The above description is meant to be exemplary only, and one skilled in the art will recognize that changes may be made to the examples described without departing from the scope of what is disclosed herein. For example, the chamfer may have any suitable shape and angle. The row or rows of outlet holes provided thereon may have any suitable configuration. The term “row” is used herein in broad sense and encompasses using staggered or other unaligned sets of outlet holes. Still other modifications will be apparent to those skilled in the art, in light of a review of this disclosure, and such modifications are intended to fall within the appended claims.

Claims

1. A turbine blade comprising an airfoil having opposite pressure and suction sidewalls extending from a platform to a free end tip and in a chordwise direction from a leading edge to a trailing edge, the blade having a chamfer extending between the pressure sidewall and the tip, the chamfer extending in a chordwise direction, the blade having a plurality of cooling passageways, each extending from an inlet in fluid communication with a pressurized cooling air circuit inside the airfoil to an outlet on the chamfer.
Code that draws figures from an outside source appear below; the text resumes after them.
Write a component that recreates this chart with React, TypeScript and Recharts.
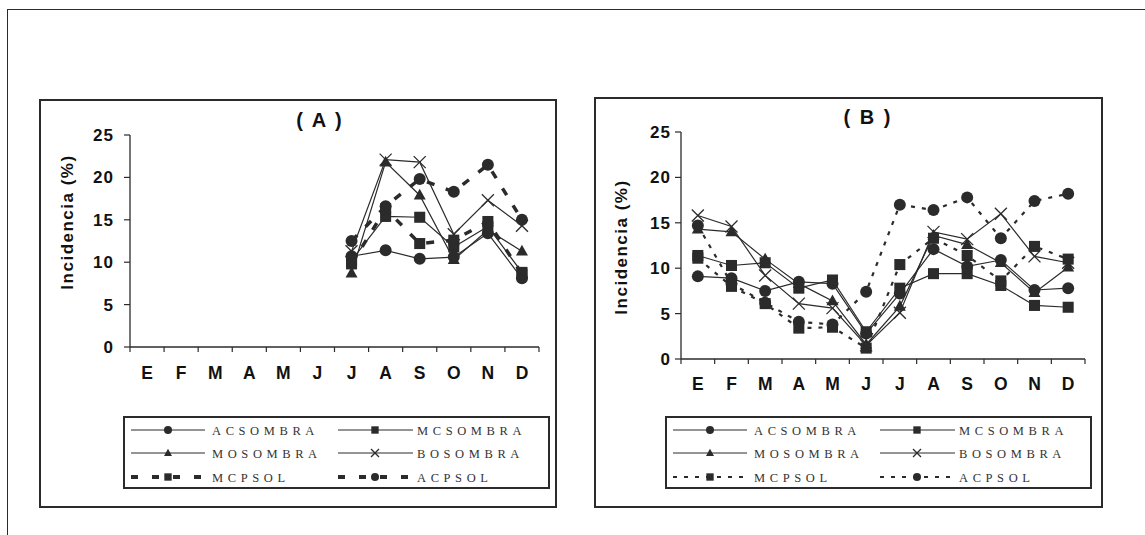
import React from 'react'
import { LineChart, Line, XAxis, YAxis } from 'recharts'

// month initials (Spanish)
const months = ['E', 'F', 'M', 'A', 'M', 'J', 'J', 'A', 'S', 'O', 'N', 'D']
const seriesNames = ['ACSOMBRA', 'MCSOMBRA', 'MOSOMBRA', 'BOSOMBRA', 'MCPSOL', 'ACPSOL']
const seriesShapes = ['circle', 'square', 'triangle', 'cross', 'square', 'circle']
const yTicks = [0, 5, 10, 15, 20, 25]

// panel (A): only July..December measured
const aAcSombra = [null, null, null, null, null, null, 10.7, 11.4, 10.4, 10.6, 13.4, 8.1]
const aMcSombra = [null, null, null, null, null, null, 10.2, 15.4, 15.3, 11.8, 14.2, 8.8]
const aMoSombra = [null, null, null, null, null, null, 8.7, 21.8, 17.9, 10.3, 13.8, 11.3]
const aBoSombra = [null, null, null, null, null, null, 11.3, 22.1, 21.8, 13.3, 17.3, 14.3]
const aMcpSol = [null, null, null, null, null, null, 9.8, 16.3, 12.2, 12.6, 14.8, 8.6]
const aAcpSol = [null, null, null, null, null, null, 12.5, 16.6, 19.8, 18.3, 21.5, 15.0]

// panel (B)
const bAcSombra = [9.1, 8.9, 7.5, 8.5, 8.3, 2.8, 7.2, 12.1, 10.2, 10.9, 7.6, 7.8]
const bMcSombra = [11.4, 10.3, 10.6, 7.8, 8.7, 3.0, 7.8, 9.4, 9.4, 8.1, 5.9, 5.7]
const bMoSombra = [14.3, 14.0, 11.0, 8.3, 6.4, 1.6, 5.8, 13.6, 12.6, 10.6, 7.3, 10.1]
const bBoSombra = [15.8, 14.6, 9.2, 6.1, 5.6, 1.5, 5.1, 14.0, 13.2, 16.0, 11.3, 10.6]
const bMcpSol = [11.1, 8.0, 6.1, 3.4, 3.5, 1.2, 10.4, 13.3, 11.4, 8.6, 12.4, 11.0]
const bAcpSol = [14.7, 8.3, 6.2, 4.1, 3.8, 7.4, 17.0, 16.4, 17.8, 13.3, 17.4, 18.2]

const buildRows = (cols: (number | null)[][]) =>
  months.map((m, i) => {
    const row: any = { x: i + 0.5, month: m }
    seriesNames.forEach((n, k) => (row[n] = cols[k][i]))
    return row
  })

const dataA = buildRows([aAcSombra, aMcSombra, aMoSombra, aBoSombra, aMcpSol, aAcpSol])
const dataB = buildRows([bAcSombra, bMcSombra, bMoSombra, bBoSombra, bMcpSol, bAcpSol])

const INK = '#2b2b2b'
const SANS = '"Liberation Sans", Arial, sans-serif'
const SERIF = '"Liberation Serif", "Times New Roman", serif'

function Marker({ shape, cx, cy, s }: { shape: string; cx: number; cy: number; s: number }) {
  if (shape === 'circle') return <circle cx={cx} cy={cy} r={s / 2} fill={INK} />
  if (shape === 'square') {
    const q = s * 0.92
    return <rect x={cx - q / 2} y={cy - q / 2} width={q} height={q} fill={INK} />
  }
  if (shape === 'triangle') {
    const h = s * 0.9
    return (
      <polygon
        points={`${cx},${cy - h * 0.6} ${cx - s / 2},${cy + h * 0.4} ${cx + s / 2},${cy + h * 0.4}`}
        fill={INK}
      />
    )
  }
  const d = s / 2
  return (
    <g stroke={INK} strokeWidth={1.3}>
      <line x1={cx - d} y1={cy - d} x2={cx + d} y2={cy + d} />
      <line x1={cx - d} y1={cy + d} x2={cx + d} y2={cy - d} />
    </g>
  )
}

const xTicks = Array.from({ length: 25 }, (_, i) => i / 2)

function MonthTick(props: any) {
  const { x, y, payload, labelDy } = props
  const v = payload.value
  if (Number.isInteger(v)) return <line x1={x} x2={x} y1={y} y2={y + 5} stroke={INK} strokeWidth={1.2} />
  return (
    <text x={x} y={y + labelDy} textAnchor="middle" fontFamily={SANS} fontWeight="bold" fontSize={17.5} fill="#111">
      {months[Math.floor(v)]}
    </text>
  )
}

type PanelProps = {
  data: any[]
  left: number
  top: number
  width: number
  height: number
  plot: { l: number; r: number; t: number; b: number }
  tickGap: number
  labelDy: number
  dash: string
  dashWidth: number
}

function Panel({ data, left, top, width, height, plot, tickGap, labelDy, dash, dashWidth }: PanelProps) {
  return (
    <div style={{ position: 'absolute', left, top, width, height }}>
      <LineChart
        width={width}
        height={height}
        data={data}
        margin={{ top: plot.t - top, right: left + width - plot.r, left: 0, bottom: 0 }}
      >
        <XAxis
          dataKey="x"
          type="number"
          domain={[0, 12]}
          ticks={xTicks}
          interval={0}
          height={top + height - plot.b}
          tickLine={false}
          tickSize={0}
          tickMargin={0}
          axisLine={{ stroke: INK, strokeWidth: 1.3 }}
          tick={<MonthTick labelDy={labelDy} />}
        />
        <YAxis
          type="number"
          domain={[0, 25]}
          ticks={yTicks}
          interval={0}
          width={plot.l - left}
          tickSize={6}
          tickMargin={tickGap}
          axisLine={{ stroke: INK, strokeWidth: 1.3 }}
          tickLine={{ stroke: INK, strokeWidth: 1.2 }}
          tick={{ fontFamily: SANS, fontWeight: 'bold', fontSize: 17, fill: '#111', letterSpacing: 1 }}
        />
        {seriesNames.map((name, k) => {
          const dashed = k >= 4
          return (
            <Line
              key={name}
              dataKey={name}
              type="linear"
              isAnimationActive={false}
              stroke={INK}
              strokeWidth={dashed ? dashWidth : 1.2}
              strokeDasharray={dashed ? dash : undefined}
              dot={(p: any) =>
                p.cy == null || p.value == null ? (
                  <g key={`${name}-${p.index}`} />
                ) : (
                  <g key={`${name}-${p.index}`}>
                    <Marker shape={seriesShapes[k]} cx={p.cx} cy={p.cy} s={12} />
                  </g>
                )
              }
              activeDot={false}
            />
          )
        })}
      </LineChart>
    </div>
  )
}

function LegendBox({ left, top, dash, dashWidth }: { left: number; top: number; dash: string; dashWidth: number }) {
  const rows = [14, 37, 61]
  const cols = [
    { l0: 8, l1: 82, m: 45, t: 89 },
    { l0: 215, l1: 290, m: 252, t: 294 },
  ]
  return (
    <div
      style={{
        position: 'absolute',
        left,
        top,
        width: 427,
        height: 73,
        border: `2px solid ${INK}`,
        boxSizing: 'border-box',
        background: '#fff',
      }}
    >
      <svg width={427} height={73} style={{ position: 'absolute', left: -2, top: -2 }}>
        {seriesNames.map((name, k) => {
          const r = rows[Math.floor(k / 2)]
          const c = cols[k % 2]
          const dashed = k >= 4
          return (
            <g key={name}>
              <line
                x1={c.l0}
                x2={c.l1}
                y1={r}
                y2={r}
                stroke={INK}
                strokeWidth={dashed ? dashWidth : 1}
                strokeDasharray={dashed ? dash : undefined}
              />
              <Marker shape={seriesShapes[k]} cx={c.m} cy={r} s={8} />
              <text x={c.t} y={r + 4.5} fontFamily={SERIF} fontSize={12.5} letterSpacing={4.6} fill="#333">
                {name}
              </text>
            </g>
          )
        })}
      </svg>
    </div>
  )
}

const boxStyle = (left: number, top: number, width: number, height: number): React.CSSProperties => ({
  position: 'absolute',
  left,
  top,
  width,
  height,
  border: `2px solid ${INK}`,
  boxSizing: 'border-box',
})

export default function App() {
  return (
    <div style={{ position: 'absolute', left: 0, top: 0, width: 1145, height: 535, background: '#fff', overflow: 'hidden' }}>
      {/* outer figure frame */}
      <div style={{ position: 'absolute', left: 7, top: 9, width: 1160, height: 560, border: `1.5px solid ${INK}` }} />
      <div style={boxStyle(39, 99, 518, 409)} />
      <div style={boxStyle(594, 97, 509, 411)} />

      <Panel
        data={dataA}
        left={40}
        top={99}
        width={516}
        height={408}
        plot={{ l: 130, r: 539, t: 135, b: 347 }}
        tickGap={10}
        labelDy={32}
        dash="8 12"
        dashWidth={3.5}
      />
      <Panel
        data={dataB}
        left={595}
        top={97}
        width={507}
        height={410}
        plot={{ l: 681, r: 1085, t: 132, b: 359 }}
        tickGap={4}
        labelDy={31}
        dash="4 7"
        dashWidth={2.2}
      />

      <svg width={1145} height={535} style={{ position: 'absolute', left: 0, top: 0, pointerEvents: 'none' }}>
        <text x={320} y={127} textAnchor="middle" fontFamily={SANS} fontWeight="bold" fontSize={20} letterSpacing={2} fill="#111">
          ( A )
        </text>
        <text x={868} y={124} textAnchor="middle" fontFamily={SANS} fontWeight="bold" fontSize={20} letterSpacing={2} fill="#111">
          ( B )
        </text>
        <text
          transform="translate(73,222) rotate(-90)"
          textAnchor="middle"
          fontFamily={SANS}
          fontWeight="bold"
          fontSize={17}
          letterSpacing={1.5}
          fill="#111"
        >
          Incidencia (%)
        </text>
        <text
          transform="translate(627,247) rotate(-90)"
          textAnchor="middle"
          fontFamily={SANS}
          fontWeight="bold"
          fontSize={17}
          letterSpacing={1.5}
          fill="#111"
        >
          Incidencia (%)
        </text>
      </svg>

      <LegendBox left={123} top={416} dash="7 14" dashWidth={4} />
      <LegendBox left={665} top={416} dash="4 7" dashWidth={2} />
    </div>
  )
}
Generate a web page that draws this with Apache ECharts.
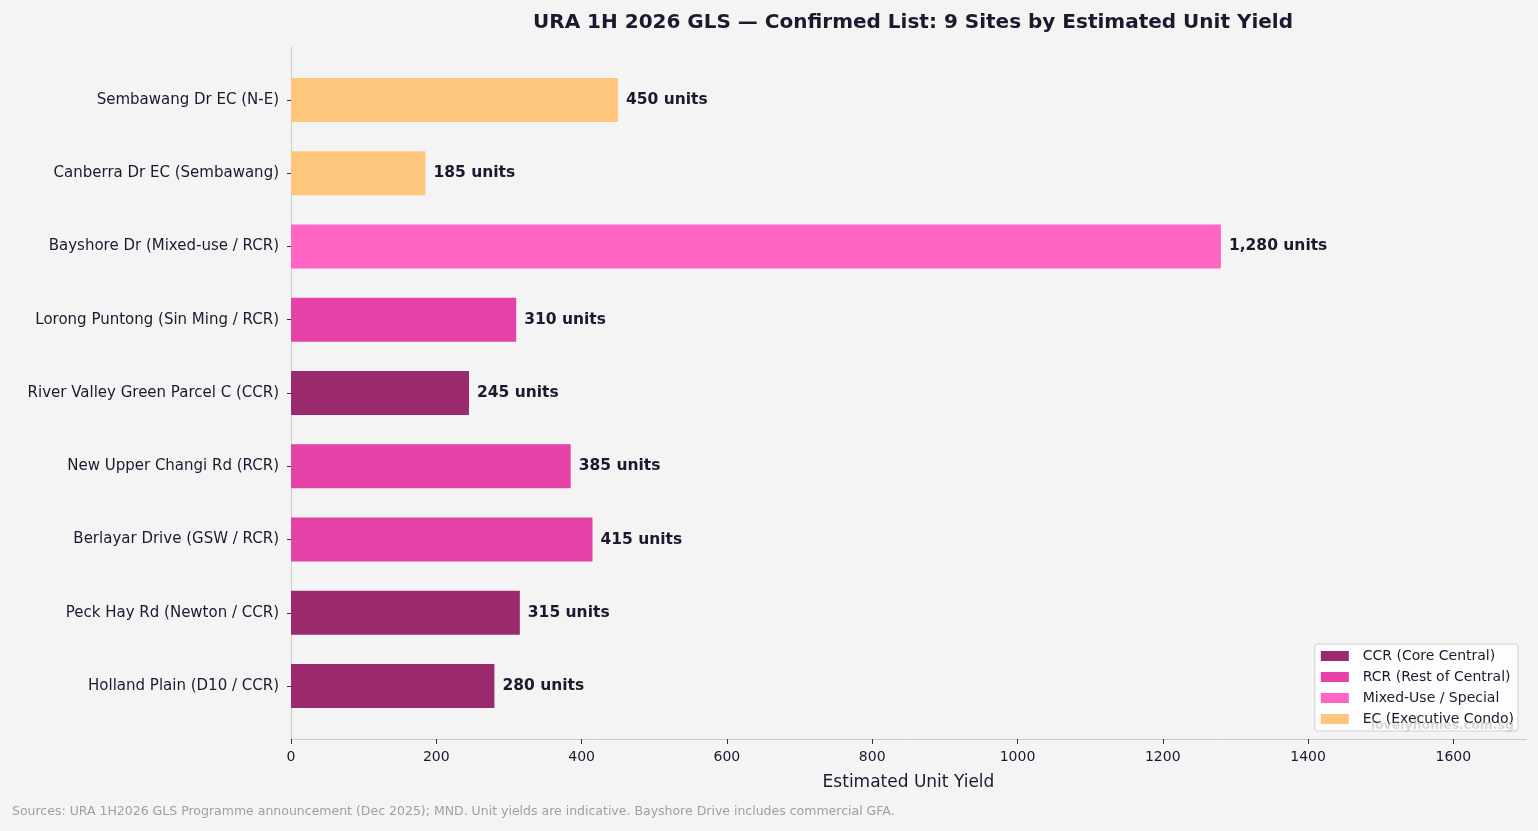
<!DOCTYPE html>
<html><head><meta charset="utf-8">
<script src="https://cdn.jsdelivr.net/npm/echarts@6/dist/echarts.min.js"></script>
<style>html,body{margin:0;padding:0;background:#f4f4f4;}#c{width:1538px;height:831px;}</style>
</head><body><div id="c"></div>
<script>
const sites = ["Sembawang Dr EC (N-E)","Canberra Dr EC (Sembawang)","Bayshore Dr (Mixed-use / RCR)","Lorong Puntong (Sin Ming / RCR)","River Valley Green Parcel C (CCR)","New Upper Changi Rd (RCR)","Berlayar Drive (GSW / RCR)","Peck Hay Rd (Newton / CCR)","Holland Plain (D10 / CCR)"];
const units = [450,185,1280,310,245,385,415,315,280];
const segment = ["EC","EC","Mixed","RCR","CCR","RCR","RCR","CCR","CCR"];
const groups = ["CCR","RCR","Mixed","EC"];
const groupNames = ["CCR (Core Central)","RCR (Rest of Central)","Mixed-Use / Special","EC (Executive Condo)"];
const groupColors = ["#9b2a6f","#e541a6","#ff66c4","#fdc67c"];
const xTicks = [0,200,400,600,800,1000,1200,1400,1600];

const font = "DejaVu Sans";
const dark = "#1a1a2e";
const chart = echarts.init(document.getElementById('c'));
const series = groups.map((g,gi)=>({
  name: groupNames[gi], type:'bar', stack:'all', xAxisIndex:1, yAxisIndex:1,
  barWidth:'60%', itemStyle:{color:groupColors[gi]},
  data: units.map((v,i)=> segment[i]===g ? v : null),
  label:{show:true, position:'right', distance:8, fontFamily:font, fontWeight:'bold', fontSize:15.5, color:dark,
    formatter:p=> p.value.toLocaleString('en-US')+' units'},
  animation:false
}));
chart.setOption({
  backgroundColor:'#f4f4f4',
  animation:false,
  title:{text:'URA 1H 2026 GLS — Confirmed List: 9 Sites by Estimated Unit Yield', left:908, textAlign:'center', top:8,
    textStyle:{fontFamily:font, fontWeight:'bold', fontSize:20, color:dark}},
  grid:[{left:291,right:12,top:47,bottom:92},{left:291,right:12,top:63.3,bottom:108.3}],
  xAxis:[
    {type:'value', gridIndex:0, min:0, max:1700, interval:100,
      axisLine:{show:true,lineStyle:{color:'#cccccc'}}, splitLine:{show:false},
      axisTick:{show:true, customValues:xTicks, length:5, lineStyle:{color:'#333'}},
      axisLabel:{customValues:xTicks, formatter:v=>String(v), fontFamily:font, fontSize:14, color:dark, margin:11},
      name:'Estimated Unit Yield', nameLocation:'middle', nameGap:35,
      nameTextStyle:{fontFamily:font, fontSize:17, color:dark}},
    {type:'value', gridIndex:1, min:0, max:1700, show:false, splitLine:{show:false}}
  ],
  yAxis:[
    {type:'value', gridIndex:0, min:0, max:1, axisLine:{show:true,lineStyle:{color:'#cccccc'}},
      axisTick:{show:false}, axisLabel:{show:false}, splitLine:{show:false}},
    {type:'category', gridIndex:1, data:sites, inverse:true,
      axisLine:{show:false}, axisTick:{show:true, alignWithLabel:true, length:4, lineStyle:{color:'#333'}},
      axisLabel:{fontFamily:font, fontSize:15, color:dark, margin:12}}
  ],
  legend:{orient:'vertical', right:20, top:644, itemWidth:28, itemHeight:10, itemGap:7,
    icon:'rect', backgroundColor:'rgba(255,255,255,0.8)', borderColor:'#d0d0d0', borderWidth:1, borderRadius:3,
    padding:[5,4,5,6], formatter:n=>'  '+n, textStyle:{fontFamily:font, fontSize:14, color:dark}, data:groupNames},
  graphic:[
    {type:'text', left:12, top:805, style:{text:'Sources: URA 1H2026 GLS Programme announcement (Dec 2025); MND. Unit yields are indicative. Bayshore Drive includes commercial GFA.', fontFamily:font, fontSize:12.5, fill:'#a0a0a0'}},
    {type:'text', right:24, top:719, z:100, style:{text:'lovelyhomes.com.sg', fontFamily:font, fontWeight:'bold', fontSize:12.5, fill:'rgba(170,170,170,0.45)'}}
  ],
  series: series
});
</script></body></html>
2. The blade as defined in claim 1, wherein the chamfer forms a continuous surface.

3. The blade as defined in claim 1, wherein the width of the chamfer varies chordwise.

4. The blade as defined in claim 1, wherein the chamfer is angled from about 30 to 60 degrees from a vertical reference line.

5. The blade as defined in claim 1, wherein the passageways are angled from about 30 to 60 degrees from a vertical reference line.

6. The blade as defined in claim 1, wherein the chamfer and the passageways are about ±15 degrees in orthogonality with reference to each other.

7. The blade as defined in claim 1, further comprising additional cooling passageways, each having a respective outlet below the chamfer on the pressure sidewall.

8. The blade as defined in claim 1, wherein the chamfer extends from adjacent the leading edge to adjacent the trailing edge.